Member of the Montana House of Representatives from the 13th district
- Incumbent
- Assumed office January 6, 2025
- Preceded by: Paul Fielder

Member of the Montana House of Representatives from the 12th district
- In office January 4, 2021 – January 6, 2025
- Preceded by: Greg Hertz
- Succeeded by: Tracy Sharp

Personal details
- Born: 1951 (age 74–75) Polson, Montana, U.S.
- Party: Republican
- Education: Eastern Montana College (BS) Point Loma Nazarene University (MA) University of California Los Angeles (EdD)
- Occupation: School district superintendent

= Linda Reksten =

American politician

Linda Reksten is an American politician from Montana. She is a Republican member of the Montana House of Representatives. In 2024 she was elected to the 13th district which covers the Polson area. Previously she was elected to the 12th district in 2020 and 2022.

Reksten worked for more than 30 years in education prior to her election. In 1982 she began her teaching career in California, working for the Burbank Unified School District. From 1986 to 2003 Reksten was the principal of Disney Elementary School.

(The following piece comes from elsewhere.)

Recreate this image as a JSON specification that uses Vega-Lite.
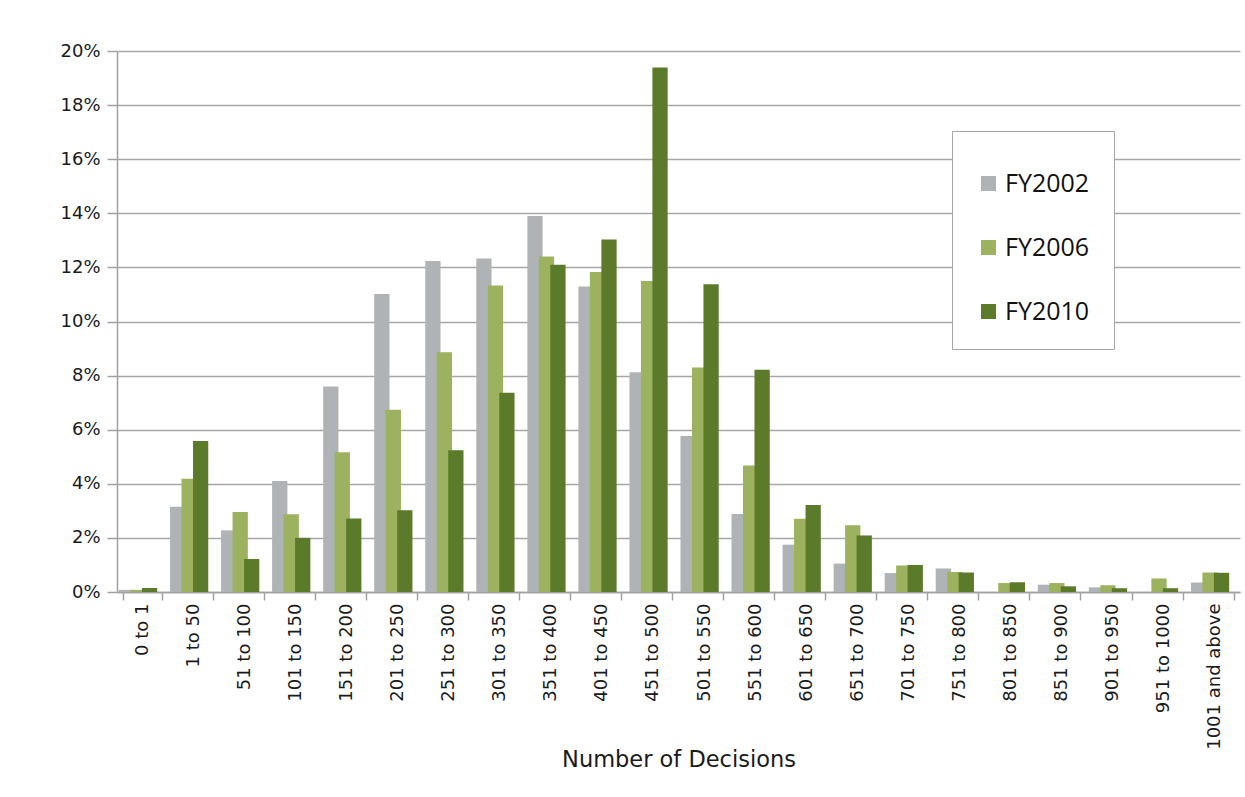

During her time as principal Disney Elementary School became the most ethnically diverse school in Burbank Unified School District, with 44% of the student population speaking limited English. She also was a college professor at Point Loma Nazarene University. Reksten published two books with Corwin Press.

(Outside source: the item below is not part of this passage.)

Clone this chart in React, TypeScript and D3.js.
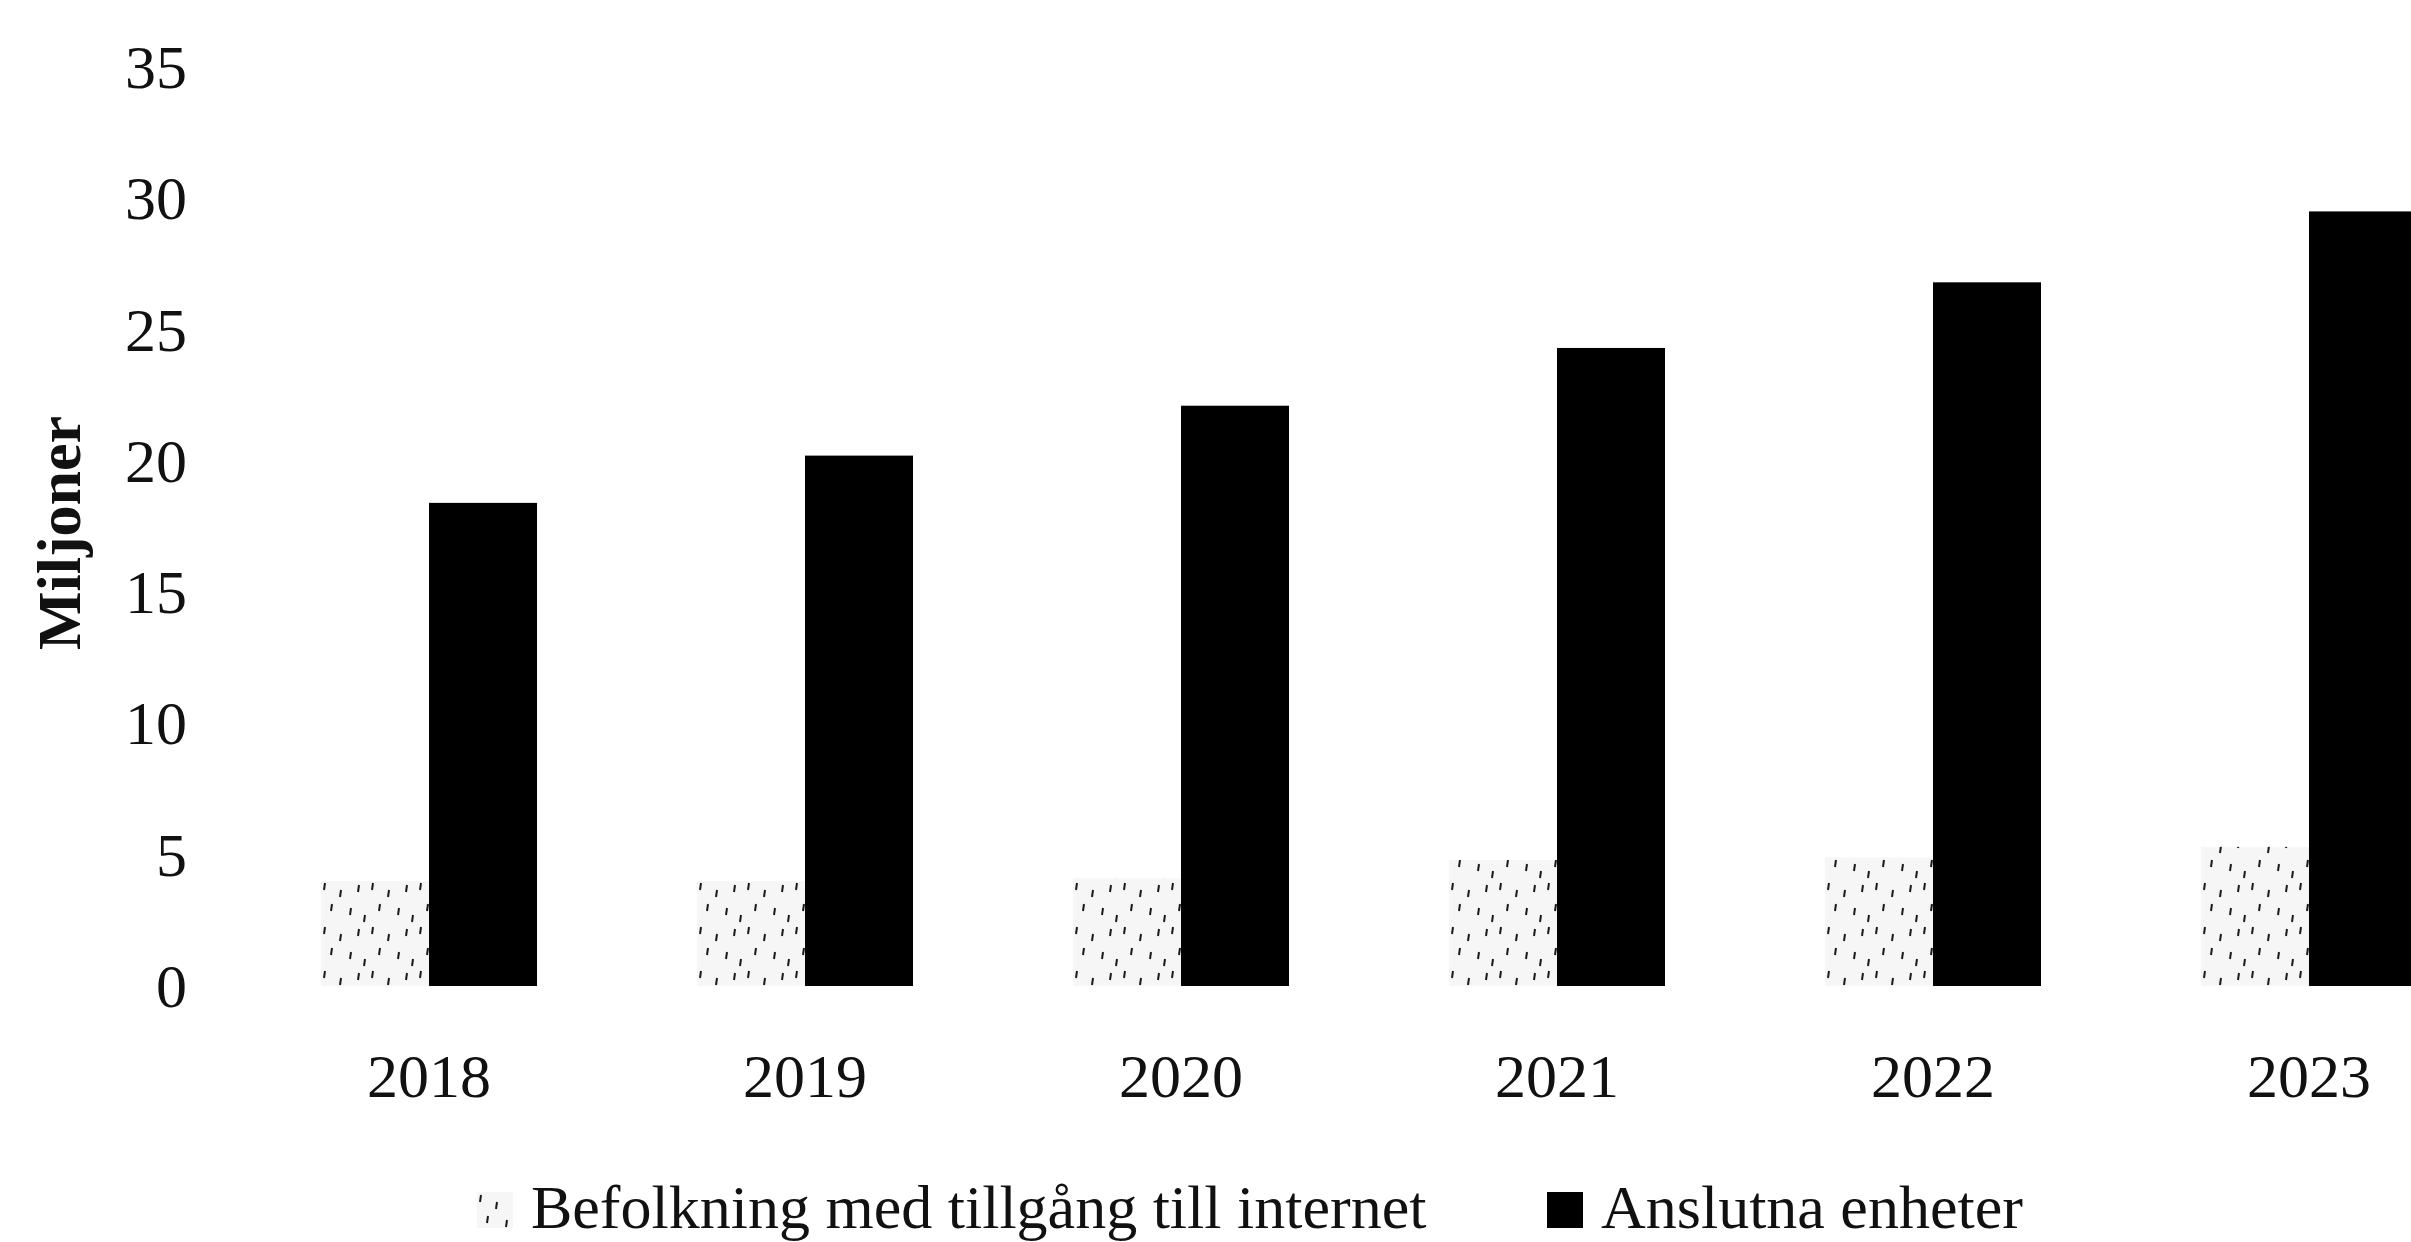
import React, { useEffect, useRef } from 'react';
import * as d3 from 'd3';

// Chart data (millions)
const years = ['2018', '2019', '2020', '2021', '2022', '2023'];
const seriesKeys = ['befolkning', 'enheter'];
const seriesLabels = ['Befolkning med tillgång till internet', 'Anslutna enheter'];
const befolkning = [4.0, 4.0, 4.1, 4.8, 4.9, 5.3];
const enheter = [18.4, 20.2, 22.1, 24.3, 26.8, 29.5];
const yTicks = [0, 5, 10, 15, 20, 25, 30, 35];
const yTitle = 'Miljoner';

const WIDTH = 2411;
const HEIGHT = 1242;
const FONT = '"Liberation Serif", "Times New Roman", serif';

const App: React.FC = () => {
  const svgRef = useRef<SVGSVGElement>(null);

  useEffect(() => {
    if (!svgRef.current) return;

    d3.select(svgRef.current).selectAll('*').remove();

    const svg = d3.select(svgRef.current)
      .attr('width', WIDTH)
      .attr('height', HEIGHT);

    // Sparse speckled pattern for the population series
    const defs = svg.append('defs');
    const pattern = defs.append('pattern')
      .attr('id', 'speckle')
      .attr('patternUnits', 'userSpaceOnUse')
      .attr('width', 48)
      .attr('height', 44);
    pattern.append('rect')
      .attr('width', 48)
      .attr('height', 44)
      .attr('fill', '#f6f6f6');
    const dashes: [number, number][] = [[4, 3], [20, 10], [38, 5], [11, 24], [30, 28], [44, 35]];
    dashes.forEach(([dx, dy]) => {
      pattern.append('line')
        .attr('x1', dx)
        .attr('y1', dy)
        .attr('x2', dx - 1)
        .attr('y2', dy + 7)
        .attr('stroke', '#1a1a1a')
        .attr('stroke-width', 2);
    });

    // Scales
    const y = d3.scaleLinear()
      .domain([0, 35])
      .range([986, 67]);

    const x = d3.scaleBand<string>()
      .domain(years)
      .range([241, 2497])
      .paddingInner(0.4255)
      .paddingOuter(0.2128);

    const xSub = d3.scaleBand<string>()
      .domain(seriesKeys)
      .range([0, x.bandwidth()])
      .padding(0);

    const fills: Record<string, string> = {
      befolkning: 'url(#speckle)',
      enheter: '#000000',
    };

    const rows = years.map((year, i) => ({
      year,
      values: [
        { key: 'befolkning', value: befolkning[i] },
        { key: 'enheter', value: enheter[i] },
      ],
    }));

    // Bars
    const groups = svg.append('g')
      .selectAll('g')
      .data(rows)
      .enter()
      .append('g')
      .attr('transform', d => `translate(${x(d.year)},0)`);

    groups.selectAll('rect')
      .data(d => d.values)
      .enter()
      .append('rect')
      .attr('x', d => xSub(d.key) as number)
      .attr('y', d => y(d.value))
      .attr('width', xSub.bandwidth())
      .attr('height', d => y(0) - y(d.value))
      .attr('fill', d => fills[d.key]);

    // Y tick labels (no axis line)
    svg.append('g')
      .selectAll('text')
      .data(yTicks)
      .enter()
      .append('text')
      .attr('x', 187)
      .attr('y', d => y(d) + 21)
      .attr('text-anchor', 'end')
      .attr('font-family', FONT)
      .attr('font-size', 62)
      .attr('fill', '#111')
      .text(d => d);

    // X labels
    svg.append('g')
      .selectAll('text')
      .data(years)
      .enter()
      .append('text')
      .attr('x', d => (x(d) as number) + x.bandwidth() / 2)
      .attr('y', 1097)
      .attr('text-anchor', 'middle')
      .attr('font-family', FONT)
      .attr('font-size', 62)
      .attr('fill', '#111')
      .text(d => d);

    // Y title
    svg.append('text')
      .attr('transform', 'translate(80, 533) rotate(-90)')
      .attr('text-anchor', 'middle')
      .attr('font-family', FONT)
      .attr('font-size', 62)
      .attr('font-weight', 'bold')
      .attr('fill', '#111')
      .text(yTitle);

    // Legend
    const legendX = [477, 1547];
    const legend = svg.append('g')
      .selectAll('g')
      .data(seriesKeys)
      .enter()
      .append('g')
      .attr('transform', (d, i) => `translate(${legendX[i]}, 1192)`);

    legend.append('rect')
      .attr('width', 36)
      .attr('height', 36)
      .attr('fill', d => fills[d]);

    legend.append('text')
      .attr('x', 54)
      .attr('y', 36)
      .attr('font-family', FONT)
      .attr('font-size', 62)
      .attr('fill', '#111')
      .text((d, i) => seriesLabels[i]);
  }, []);

  return (
    <div style={{ position: 'absolute', left: 0, top: 0, width: WIDTH, height: HEIGHT, overflow: 'hidden', background: '#fff' }}>
      <svg ref={svgRef} style={{ display: 'block' }} />
    </div>
  );
};

export default App;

Reksten first ran for election in 2020, defeating Gerry Browning. She took the seat of Greg Hertz who had reached his term limit. In 2022 she faced challenger Sterling Laudon, an attorney in Polson. She won with 62% of the vote.

Due to redistricting following the US census Reksten ran for District 13 in the 2024 elections. The Democratic candidate, Shirley Azzopardi, also spent her career as an educator. Reksten won 61% of the vote, securing her third term in the House of Representatives. She was appointed chair to the House Education Committee.